_Problem to work on:_
Your task is to reproduce, verbatim and without pictures, the lines from the opening of the listing through the line containing "var steps = 100;".

_Provided material:_
"""
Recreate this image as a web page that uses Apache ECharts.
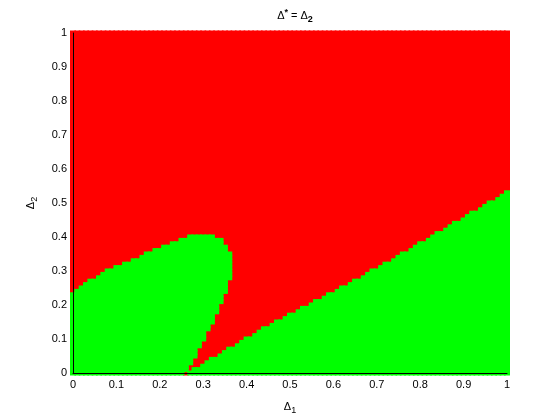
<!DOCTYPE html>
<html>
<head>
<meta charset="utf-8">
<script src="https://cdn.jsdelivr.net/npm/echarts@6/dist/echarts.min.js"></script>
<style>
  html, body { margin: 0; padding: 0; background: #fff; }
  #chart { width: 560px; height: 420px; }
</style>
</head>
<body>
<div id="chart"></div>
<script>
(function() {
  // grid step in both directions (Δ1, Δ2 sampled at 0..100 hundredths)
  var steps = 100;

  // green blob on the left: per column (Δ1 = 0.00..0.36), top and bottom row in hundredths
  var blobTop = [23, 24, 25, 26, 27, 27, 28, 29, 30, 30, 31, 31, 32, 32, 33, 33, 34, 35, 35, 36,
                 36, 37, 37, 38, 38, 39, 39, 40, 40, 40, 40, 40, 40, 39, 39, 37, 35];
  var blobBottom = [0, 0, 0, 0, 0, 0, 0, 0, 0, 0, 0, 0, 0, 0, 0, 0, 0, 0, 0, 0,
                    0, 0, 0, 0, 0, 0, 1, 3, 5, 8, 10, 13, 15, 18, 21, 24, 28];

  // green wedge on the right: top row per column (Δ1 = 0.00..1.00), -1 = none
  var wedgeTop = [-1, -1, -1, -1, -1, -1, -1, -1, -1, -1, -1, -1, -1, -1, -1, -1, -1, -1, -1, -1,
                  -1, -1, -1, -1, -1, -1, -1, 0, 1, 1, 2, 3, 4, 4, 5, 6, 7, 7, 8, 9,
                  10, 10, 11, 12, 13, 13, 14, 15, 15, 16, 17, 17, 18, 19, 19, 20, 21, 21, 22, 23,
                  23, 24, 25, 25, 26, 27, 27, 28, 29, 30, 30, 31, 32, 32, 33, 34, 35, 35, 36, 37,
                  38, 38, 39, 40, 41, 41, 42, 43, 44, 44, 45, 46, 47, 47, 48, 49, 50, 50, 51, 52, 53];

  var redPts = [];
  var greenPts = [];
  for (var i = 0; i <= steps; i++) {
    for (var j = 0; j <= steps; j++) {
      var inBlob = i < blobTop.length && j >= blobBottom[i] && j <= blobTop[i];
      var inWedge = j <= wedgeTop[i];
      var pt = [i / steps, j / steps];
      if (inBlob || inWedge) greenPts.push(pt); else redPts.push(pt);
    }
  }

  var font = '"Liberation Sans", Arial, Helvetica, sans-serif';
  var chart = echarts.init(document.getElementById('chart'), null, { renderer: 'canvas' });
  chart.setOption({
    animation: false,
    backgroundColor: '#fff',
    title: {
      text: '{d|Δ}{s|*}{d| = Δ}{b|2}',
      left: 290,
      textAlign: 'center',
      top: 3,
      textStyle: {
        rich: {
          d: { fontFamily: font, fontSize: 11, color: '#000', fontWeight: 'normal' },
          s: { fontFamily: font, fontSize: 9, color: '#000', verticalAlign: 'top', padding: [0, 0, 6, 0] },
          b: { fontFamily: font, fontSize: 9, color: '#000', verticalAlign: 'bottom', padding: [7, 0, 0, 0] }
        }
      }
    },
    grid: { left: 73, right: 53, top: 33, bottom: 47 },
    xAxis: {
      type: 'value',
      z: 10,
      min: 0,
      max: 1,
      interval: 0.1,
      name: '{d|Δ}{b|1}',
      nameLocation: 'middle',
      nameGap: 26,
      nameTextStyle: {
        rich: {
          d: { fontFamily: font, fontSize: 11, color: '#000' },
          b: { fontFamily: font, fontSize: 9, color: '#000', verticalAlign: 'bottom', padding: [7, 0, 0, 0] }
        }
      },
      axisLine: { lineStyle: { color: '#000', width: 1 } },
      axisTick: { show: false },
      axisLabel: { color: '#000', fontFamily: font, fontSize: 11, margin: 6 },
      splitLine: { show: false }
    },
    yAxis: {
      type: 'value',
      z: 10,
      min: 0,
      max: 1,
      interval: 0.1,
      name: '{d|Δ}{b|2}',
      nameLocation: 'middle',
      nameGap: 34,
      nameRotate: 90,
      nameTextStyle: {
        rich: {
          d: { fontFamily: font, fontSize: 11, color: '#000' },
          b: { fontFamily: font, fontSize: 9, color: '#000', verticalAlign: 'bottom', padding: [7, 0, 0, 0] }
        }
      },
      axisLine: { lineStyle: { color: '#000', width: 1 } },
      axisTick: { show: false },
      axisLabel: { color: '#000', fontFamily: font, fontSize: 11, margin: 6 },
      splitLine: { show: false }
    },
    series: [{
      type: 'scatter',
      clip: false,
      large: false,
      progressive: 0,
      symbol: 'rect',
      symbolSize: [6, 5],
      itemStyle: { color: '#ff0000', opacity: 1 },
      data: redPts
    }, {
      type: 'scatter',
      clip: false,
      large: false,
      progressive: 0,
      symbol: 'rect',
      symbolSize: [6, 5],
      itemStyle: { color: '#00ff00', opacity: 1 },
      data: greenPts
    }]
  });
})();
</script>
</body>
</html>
"""
_Exercise output:_
Recreate this image as a web page that uses Apache ECharts.
<!DOCTYPE html>
<html>
<head>
<meta charset="utf-8">
<script src="https://cdn.jsdelivr.net/npm/echarts@6/dist/echarts.min.js"></script>
<style>
  html, body { margin: 0; padding: 0; background: #fff; }
  #chart { width: 560px; height: 420px; }
</style>
</head>
<body>
<div id="chart"></div>
<script>
(function() {
  // grid step in both directions (Δ1, Δ2 sampled at 0..100 hundredths)
  var steps = 100;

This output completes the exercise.